The request
Indicate only the number of lines in the listing below in which the word "this" appears.

>> BEGIN Supplied material

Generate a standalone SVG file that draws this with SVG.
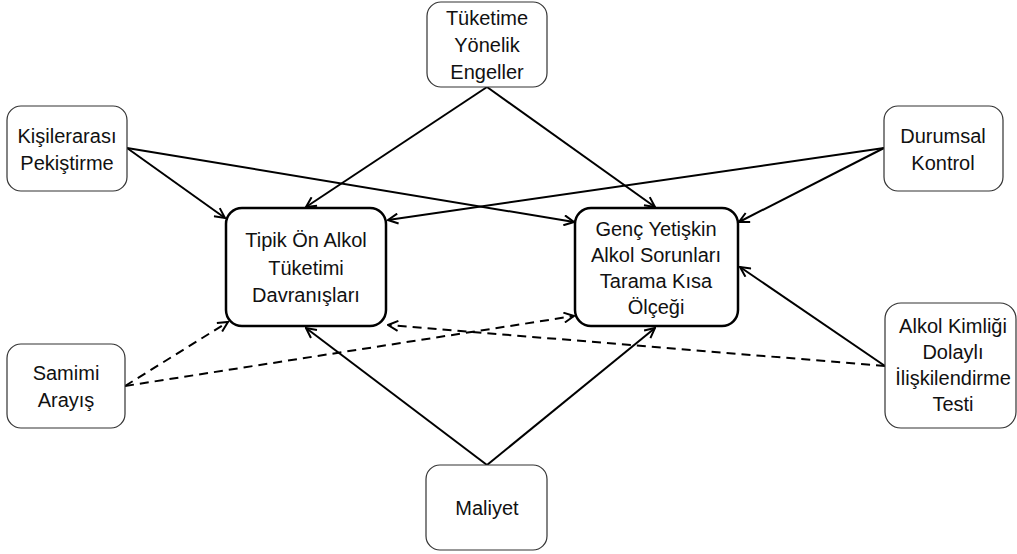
<svg xmlns="http://www.w3.org/2000/svg" width="1017" height="554" viewBox="0 0 1017 554">
<style>
.box{fill:#fff;stroke:#333;stroke-width:1.2}
.main{fill:#fff;stroke:#000;stroke-width:2.5}
text{font-family:"Liberation Sans",Arial,sans-serif;font-size:20px;fill:#111;text-anchor:middle}
.c{stroke:#000;stroke-width:2;fill:none;marker-end:url(#a)}
.d{stroke-dasharray:9,6}
</style>
<defs>
<marker id="a" viewBox="0 0 12 12" refX="11" refY="6" markerWidth="12" markerHeight="12" markerUnits="userSpaceOnUse" orient="auto">
<path d="M1,1 L11,6 L1,11" fill="none" stroke="#000" stroke-width="2"/>
</marker>
</defs>
<g id="connectors">
<line class="c" x1="487" y1="87" x2="306" y2="207"/>
<line class="c" x1="487" y1="87" x2="655" y2="207"/>
<line class="c" x1="127" y1="148" x2="225" y2="218"/>
<line class="c" x1="127" y1="148" x2="574" y2="222"/>
<line class="c" x1="884" y1="148" x2="388" y2="220"/>
<line class="c" x1="884" y1="148" x2="739" y2="222"/>
<line class="c" x1="885" y1="366" x2="740" y2="267"/>
<line class="c d" x1="885" y1="366" x2="388" y2="325"/>
<line class="c d" x1="125" y1="386" x2="228" y2="322"/>
<line class="c d" x1="125" y1="386" x2="574" y2="316"/>
<line class="c" x1="487" y1="465" x2="306" y2="328"/>
<line class="c" x1="487" y1="465" x2="655" y2="328"/>
</g>
<g id="tuketime">
<rect class="box" x="427" y="2" width="120" height="85" rx="14"/>
<text x="487" y="25">Tüketime</text><text x="487" y="52">Yönelik</text><text x="487" y="79">Engeller</text>
</g>
<g id="kisilerarasi">
<rect class="box" x="7" y="106" width="120" height="85" rx="14"/>
<text x="67" y="143">Kişilerarası</text><text x="67" y="170">Pekiştirme</text>
</g>
<g id="durumsal">
<rect class="box" x="884" y="106" width="119" height="85" rx="14"/>
<text x="943" y="143">Durumsal</text><text x="943" y="170">Kontrol</text>
</g>
<g id="tipik">
<rect class="main" x="226" y="208" width="160" height="118" rx="16"/>
<text x="306" y="247">Tipik Ön Alkol</text><text x="306" y="275">Tüketimi</text><text x="306" y="302">Davranışları</text>
</g>
<g id="genc">
<rect class="main" x="575" y="208" width="163" height="118" rx="16"/>
<text x="656" y="236">Genç Yetişkin</text><text x="656" y="262">Alkol Sorunları</text><text x="656" y="288">Tarama Kısa</text><text x="656" y="314">Ölçeği</text>
</g>
<g id="samimi">
<rect class="box" x="7" y="344" width="118" height="84" rx="14"/>
<text x="66" y="380">Samimi</text><text x="66" y="407">Arayış</text>
</g>
<g id="alkolkimligi">
<rect class="box" x="885" y="303" width="131" height="125" rx="16"/>
<text x="953" y="333">Alkol Kimliği</text><text x="953" y="359">Dolaylı</text><text x="953" y="385">İlişkilendirme</text><text x="953" y="411">Testi</text>
</g>
<g id="maliyet">
<rect class="box" x="426" y="465" width="121" height="85" rx="14"/>
<text x="487" y="515">Maliyet</text>
</g>
</svg>
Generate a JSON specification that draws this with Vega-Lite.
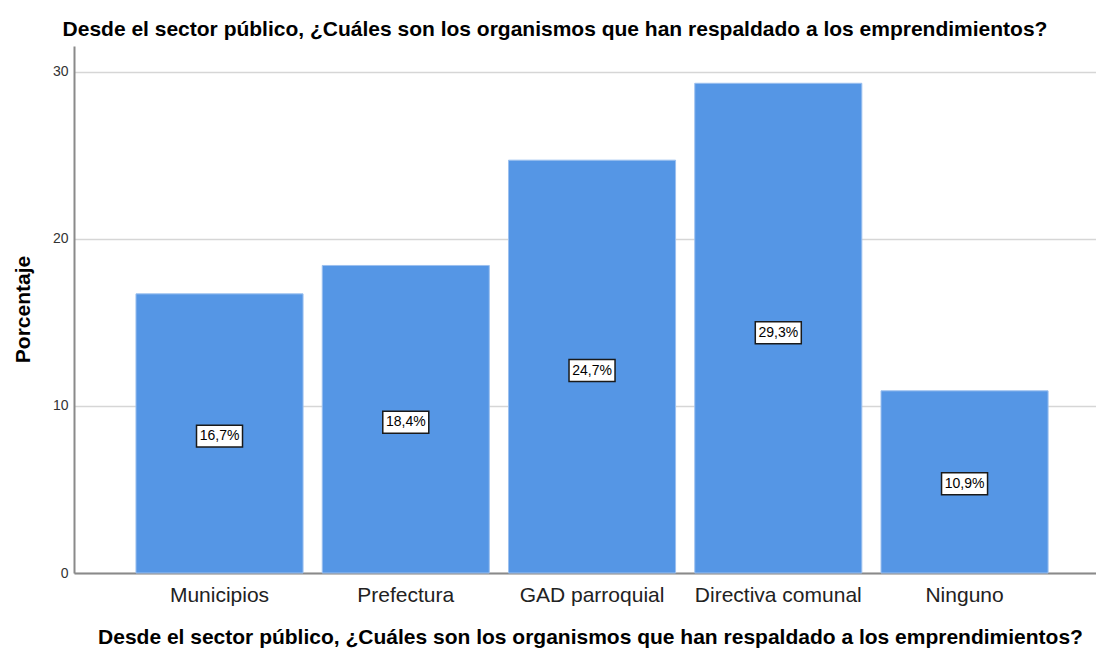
{
  "$schema": "https://vega.github.io/schema/vega-lite/v6.json",
  "width": 1022,
  "height": 527,
  "autosize": {"type": "none"},
  "padding": {"left": 74, "top": 46, "right": 0, "bottom": 75},
  "background": "white",
  "title": {
    "text": "Desde el sector público, ¿Cuáles son los organismos que han respaldado a los emprendimientos?",
    "font": "Liberation Sans",
    "fontSize": 21,
    "fontWeight": "bold",
    "color": "black",
    "anchor": "middle",
    "dx": -30,
    "dy": 21,
    "offset": 10,
    "baseline": "alphabetic"
  },
  "data": {
    "values": [
      {"organismo": "Municipios", "pct": 16.7, "etiqueta": "16,7%"},
      {"organismo": "Prefectura", "pct": 18.4, "etiqueta": "18,4%"},
      {"organismo": "GAD parroquial", "pct": 24.7, "etiqueta": "24,7%"},
      {"organismo": "Directiva comunal", "pct": 29.3, "etiqueta": "29,3%"},
      {"organismo": "Ninguno", "pct": 10.9, "etiqueta": "10,9%"}
    ]
  },
  "layer": [
    {
      "mark": {"type": "bar", "color": "#5596e5", "stroke": "#9cc0ef", "strokeWidth": 1},
      "encoding": {
        "x": {
          "field": "organismo",
          "type": "nominal",
          "sort": null,
          "scale": {"paddingInner": 0.103, "paddingOuter": 0.295, "align": 0.564},
          "axis": {
            "title": "Desde el sector público, ¿Cuáles son los organismos que han respaldado a los emprendimientos?",
            "titleFont": "Liberation Sans",
            "titleFontSize": 21,
            "titleFontWeight": "bold",
            "titleColor": "black",
            "titleX": 516,
            "titleY": 70,
            "titleAlign": "center",
            "titleBaseline": "alphabetic",
            "labelAngle": 0,
            "labelFont": "Liberation Sans",
            "labelFontSize": 21,
            "labelColor": "#222222",
            "labelPadding": 11,
            "ticks": false,
            "domainColor": "#8a8a8a",
            "domainWidth": 2,
            "grid": false
          }
        },
        "y": {
          "field": "pct",
          "type": "quantitative",
          "scale": {"domain": [0, 31.53], "nice": false},
          "axis": {
            "title": "Porcentaje",
            "titleFont": "Liberation Sans",
            "titleFontSize": 21,
            "titleFontWeight": "bold",
            "titleColor": "black",
            "titleX": -51,
            "titleY": 263,
            "titleAngle": -90,
            "titleAlign": "center",
            "titleBaseline": "middle",
            "values": [0, 10, 20, 30],
            "ticks": false,
            "labelPadding": 6,
            "labelFont": "Liberation Sans",
            "labelFontSize": 14,
            "labelColor": "#333333",
            "domainColor": "#8a8a8a",
            "domainWidth": 2,
            "gridColor": "#d6d6d6",
            "gridWidth": 1.5
          }
        }
      }
    },
    {
      "layer": [
        {
          "mark": {
            "type": "point",
            "shape": "M-1,-0.478H1V0.478H-1Z",
            "size": 2116,
            "filled": true,
            "fill": "white",
            "stroke": "#1a1a1a",
            "strokeWidth": 1.5,
            "opacity": 1
          },
          "encoding": {
            "x": {"field": "organismo", "type": "nominal", "sort": null},
            "y": {"field": "pct", "type": "quantitative", "scale": {"domain": [0, 64.3], "nice": false}, "axis": null}
          }
        },
        {
          "mark": {"type": "text", "font": "Liberation Sans", "fontSize": 14, "color": "black", "align": "center", "baseline": "middle"},
          "encoding": {
            "x": {"field": "organismo", "type": "nominal", "sort": null},
            "y": {"field": "pct", "type": "quantitative", "scale": {"domain": [0, 64.3], "nice": false}, "axis": null},
            "text": {"field": "etiqueta", "type": "nominal"}
          }
        }
      ]
    }
  ],
  "resolve": {"scale": {"y": "independent"}},
  "config": {"view": {"stroke": null}}
}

>> END Supplied material

Worked solution
2